Given instruction :: Repeat the material exactly from its first line to the line that includes "-0.64, -0.6, -0.58]". Skip pictures.

Data section ::
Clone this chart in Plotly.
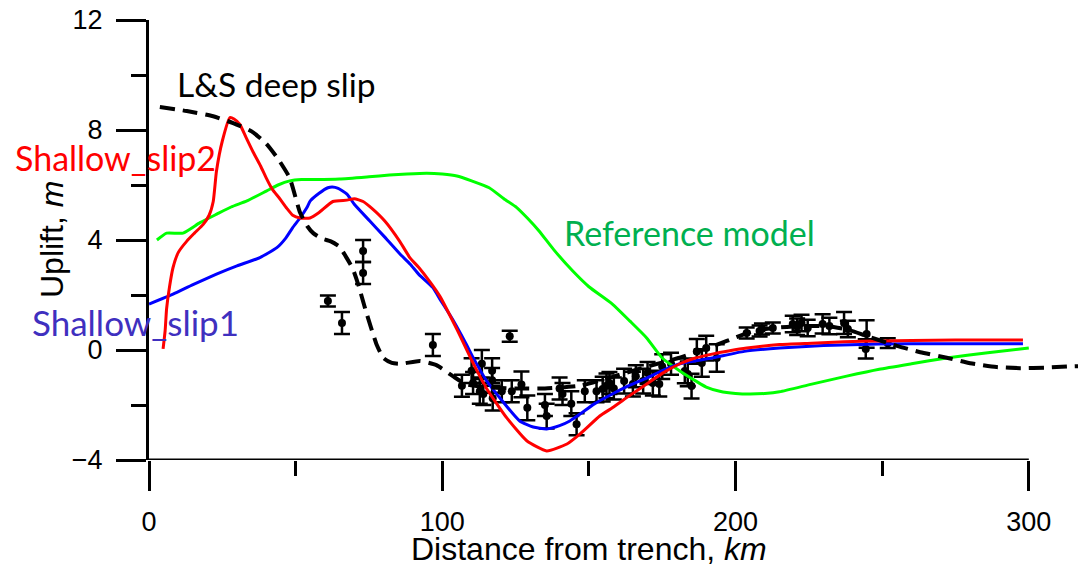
import plotly.graph_objects as go

# ---------------- data ----------------
ls_x = [3.7, 12.9, 21.9, 28.7, 35, 40, 44, 48, 51.5, 54, 56, 59, 62, 65, 67.4, 69.5, 71.3, 74, 77.6, 80,
        82.8, 86, 92.4, 98, 103.6, 108, 115, 125, 135, 147, 154, 162, 170, 181, 190, 197, 206, 213, 222,
        231, 238, 244.7, 255, 263, 272, 280, 289, 297, 306, 313, 319.5]
ls_y = [8.84, 8.69, 8.5, 8.25, 7.95, 7.5, 6.95, 6.25, 5.0, 4.5, 4.25, 4.05, 3.95, 3.75, 3.35, 2.95, 2.4,
        1.4, 0.2, -0.3, -0.47, -0.5, -0.4, -0.55, -0.95, -1.24, -1.35, -1.4, -1.4, -1.3, -1.1, -0.85, -0.6,
        -0.28, 0.05, 0.33, 0.69, 0.8, 0.87, 0.87, 0.75, 0.51, 0.15, -0.08, -0.28, -0.48, -0.62, -0.66,
        -0.64, -0.6, -0.58]

s2_x = [4.8, 5.5, 6, 7, 8.2, 10, 12.9, 15.5, 18.5, 20.5, 21.9, 23, 25, 27.6, 29, 31, 33, 35.5, 38, 40, 42,
        44.6, 47, 49, 51.5, 54.9, 58, 62.7, 67.5, 70, 73, 76, 80.4, 85.5, 89, 92, 96, 99.2, 105, 110.4,
        115, 122, 128.8, 135.6, 142.5, 147, 153.7, 158, 164, 169.7, 175, 181, 186, 192, 198, 203.8, 215,
        226, 237, 249, 260, 275, 298]
s2_y = [0.04, 0.7, 1.5, 2.3, 3.0, 3.55, 3.96, 4.25, 4.57, 4.9, 5.4, 6.5, 7.6, 8.45, 8.4, 8.2, 7.75, 7.2,
        6.7, 6.25, 5.85, 5.5, 5.15, 4.9, 4.8, 4.8, 5.0, 5.4, 5.45, 5.5, 5.4, 5.15, 4.69, 3.95, 3.35, 3.0,
        2.45, 1.95, 0.75, -0.45, -1.38, -2.47, -3.3, -3.67, -3.42, -3.05, -2.4, -2.1, -1.65, -1.24, -0.85,
        -0.5, -0.3, -0.15, -0.03, 0.07, 0.2, 0.25, 0.3, 0.33, 0.35, 0.36, 0.36]

s1_x = [0, 8.2, 15, 23, 30, 37.8, 43.6, 46.5, 49, 51.5, 53.8, 55, 58, 61, 62.5, 64.5, 67.5, 70, 75.3, 80,
        85.5, 89, 92, 96.8, 99.2, 103.6, 108, 110.4, 115, 119.6, 126.4, 131, 135.6, 140, 143.5, 147, 152,
        158, 164, 169.7, 175, 181, 192, 203, 215, 230, 249, 270, 298]
s1_y = [1.67, 2.03, 2.38, 2.76, 3.06, 3.36, 3.72, 4.05, 4.45, 4.8, 5.17, 5.42, 5.7, 5.9, 5.93, 5.88, 5.67,
        5.3, 4.69, 4.15, 3.5, 3.13, 2.75, 2.27, 1.85, 1.1, 0.25, -0.25, -1.1, -1.74, -2.58, -2.8, -2.87,
        -2.75, -2.58, -2.33, -1.95, -1.6, -1.28, -1.02, -0.75, -0.5, -0.29, -0.05, 0.07, 0.16, 0.22, 0.23,
        0.23]

ref_x = [2.7, 6, 11.6, 17.4, 23.1, 28, 33.4, 40, 44, 48, 52, 57, 65, 75, 82, 88, 94.7, 100, 105, 110, 116,
         121, 125.4, 129, 133, 138, 144.5, 150, 158, 164, 169.7, 175, 181, 186.8, 190, 194.6, 200, 205,
         210, 215, 226, 237.9, 249, 260, 272, 286, 300]
ref_y = [4.0, 4.25, 4.25, 4.63, 4.94, 5.2, 5.42, 5.78, 6.0, 6.15, 6.2, 6.2, 6.22, 6.3, 6.36, 6.4, 6.43, 6.4,
         6.33, 6.15, 5.9, 5.5, 5.18, 4.8, 4.33, 3.65, 2.87, 2.3, 1.67, 1.05, 0.44, -0.29, -0.76, -1.15,
         -1.35, -1.5, -1.58, -1.6, -1.58, -1.52, -1.24, -0.95, -0.7, -0.5, -0.29, -0.1, 0.07]

obs_x = [61, 65.8, 73, 73, 96.8, 123, 106.7, 110, 110.5, 113.5, 112.8, 114, 117, 117, 117.2, 120.3, 123.7,
         127, 129, 135, 135.6, 140, 141, 144, 145.8, 148.6, 152.6, 154.7, 156, 157, 158.5, 162, 165, 166,
         168.5, 170, 171.8, 174, 175, 178, 182.7, 183.7, 185, 186.8, 188.5, 190, 193.6, 203.8, 208.2,
         209, 212.7, 219.5, 221, 222.5, 224.6, 229.7, 232, 237, 238.3, 244.7, 244.4, 251.9]
obs_y = [1.78, 0.98, 3.6, 2.8, 0.18, 0.5, -1.3, -0.75, -1.2, -0.5, -1.5, -1.6, -0.75, -1.1, -1.75, -1.5,
         -1.5, -1.25, -2.1, -2.0, -2.4, -1.4, -1.6, -1.95, -2.7, -1.5, -1.5, -1.42, -1.3, -1.2, -1.4,
         -1.13, -1.24, -0.95, -1.13, -0.84, -1.2, -1.24, -0.6, -0.5, -0.76, -0.87, -1.31, -0.05, -0.47,
         0.07, -0.29, 0.62, 0.69, 0.76, 0.8, 0.95, 0.85, 0.98, 0.8, 0.95, 0.87, 0.98, 0.76, 0.58, 0.04,
         0.25]
obs_err = [0.2, 0.4, 0.4, 0.4, 0.4, 0.2, 0.4, 0.45, 0.4, 0.5, 0.45, 0.4, 0.45, 0.45, 0.45, 0.4, 0.4, 0.47,
           0.45, 0.4, 0.45, 0.4, 0.4, 0.45, 0.4, 0.4, 0.4, 0.45, 0.45, 0.4, 0.4, 0.45, 0.45, 0.4, 0.45,
           0.4, 0.45, 0.45, 0.45, 0.4, 0.45, 0.45, 0.45, 0.45, 0.5, 0.45, 0.5, 0.2, 0.2, 0.2, 0.2, 0.3,
           0.3, 0.3, 0.3, 0.35, 0.3, 0.4, 0.3, 0.5, 0.35, 0.18]

x_ticks = [0, 100, 200, 300]
y_ticks = [-4, 0, 4, 8, 12]
X_AXIS_END = 300

# ---------------- figure ----------------
fig = go.Figure()

fig.add_trace(go.Scatter(x=obs_x, y=obs_y, mode="markers",
                         marker=dict(color="black", size=8),
                         error_y=dict(type="data", array=obs_err, color="black", thickness=2.5, width=8),
                         showlegend=False))
fig.add_trace(go.Scatter(x=ref_x, y=ref_y, mode="lines", line=dict(color="#00FF00", width=3, shape="spline", smoothing=0.5),
                         showlegend=False))
fig.add_trace(go.Scatter(x=s1_x, y=s1_y, mode="lines", line=dict(color="#0000FF", width=3, shape="spline", smoothing=0.5),
                         showlegend=False))
fig.add_trace(go.Scatter(x=s2_x, y=s2_y, mode="lines", line=dict(color="#FF0000", width=3, shape="spline", smoothing=0.5),
                         showlegend=False))
fig.add_trace(go.Scatter(x=ls_x, y=ls_y, mode="lines",
                         line=dict(color="black", width=4, dash="15px,8px", shape="spline", smoothing=0.5),
                         showlegend=False))

tick_font = dict(family="Liberation Sans, Arial, sans-serif", size=27, color="black")
label_font = "Lato, Open Sans, sans-serif"

# the page body adds an 8 px offset, so the figure is 8 px smaller than the window
fig.update_layout(
    width=1078, height=565,
    margin=dict(l=141, r=0, t=12, b=113, autoexpand=False),
    paper_bgcolor="white", plot_bgcolor="white",
    xaxis=dict(range=[0, 319.5], tickvals=x_ticks, ticks="outside", ticklen=30, tickwidth=3,
               tickcolor="black", showline=False, showgrid=False, zeroline=False, automargin=False,
               tickfont=tick_font, ticklabelstandoff=8, ticklabeloverflow="allow",
               minor=dict(dtick=50, tick0=0, ticks="outside", ticklen=15, tickwidth=3, tickcolor="black",
                          showgrid=False)),
    yaxis=dict(range=[-4, 12], tickvals=y_ticks, ticks="outside", ticklen=30, tickwidth=3,
               tickcolor="black", showline=True, linewidth=3, linecolor="black", showgrid=False,
               zeroline=False, automargin=False, tickfont=tick_font, ticklabelstandoff=8,
               ticklabeloverflow="allow",
               minor=dict(dtick=2, tick0=0, ticks="outside", ticklen=15, tickwidth=3, tickcolor="black",
                          showgrid=False)),
    shapes=[dict(type="line", xref="x", yref="y", x0=0, x1=X_AXIS_END, y0=-4, y1=-4,
                 line=dict(color="black", width=3))],
)

annotations = [
    dict(text="Distance from trench, <i>km</i>", xref="x", yref="paper", x=150, y=-0.203,
         xanchor="center", yanchor="middle", showarrow=False,
         font=dict(family="Liberation Sans, Arial, sans-serif", size=32, color="black")),
    dict(text="Uplift, <i>m</i>", xref="paper", yref="paper", x=-0.1035, y=0.5, textangle=-90,
         xanchor="center", yanchor="middle", showarrow=False,
         font=dict(family="Liberation Sans, Arial, sans-serif", size=32, color="black")),
    dict(text="L&amp;S deep slip", xref="paper", yref="paper", x=(175 - 149) / 937, y=(460 - 84) / 440,
         xanchor="left", yanchor="middle", showarrow=False,
         font=dict(family=label_font, size=33.5, color="black")),
    dict(text="Shallow_slip2", xref="paper", yref="paper", x=(13 - 149) / 937, y=(460 - 158) / 440,
         xanchor="left", yanchor="middle", showarrow=False,
         font=dict(family=label_font, size=34, color="#FF0000")),
    dict(text="Shallow_slip1", xref="paper", yref="paper", x=(30 - 149) / 937, y=(460 - 322) / 440,
         xanchor="left", yanchor="middle", showarrow=False,
         font=dict(family=label_font, size=35, color="#3F30BF")),
    dict(text="Reference model", xref="paper", yref="paper", x=(562 - 149) / 937, y=(460 - 232) / 440,
         xanchor="left", yanchor="middle", showarrow=False,
         font=dict(family=label_font, size=34, color="#00B050")),
]
fig.update_layout(annotations=annotations)

fig.write_html("out.html")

Answer to the problem ::
Clone this chart in Plotly.
import plotly.graph_objects as go

# ---------------- data ----------------
ls_x = [3.7, 12.9, 21.9, 28.7, 35, 40, 44, 48, 51.5, 54, 56, 59, 62, 65, 67.4, 69.5, 71.3, 74, 77.6, 80,
        82.8, 86, 92.4, 98, 103.6, 108, 115, 125, 135, 147, 154, 162, 170, 181, 190, 197, 206, 213, 222,
        231, 238, 244.7, 255, 263, 272, 280, 289, 297, 306, 313, 319.5]
ls_y = [8.84, 8.69, 8.5, 8.25, 7.95, 7.5, 6.95, 6.25, 5.0, 4.5, 4.25, 4.05, 3.95, 3.75, 3.35, 2.95, 2.4,
        1.4, 0.2, -0.3, -0.47, -0.5, -0.4, -0.55, -0.95, -1.24, -1.35, -1.4, -1.4, -1.3, -1.1, -0.85, -0.6,
        -0.28, 0.05, 0.33, 0.69, 0.8, 0.87, 0.87, 0.75, 0.51, 0.15, -0.08, -0.28, -0.48, -0.62, -0.66,
        -0.64, -0.6, -0.58]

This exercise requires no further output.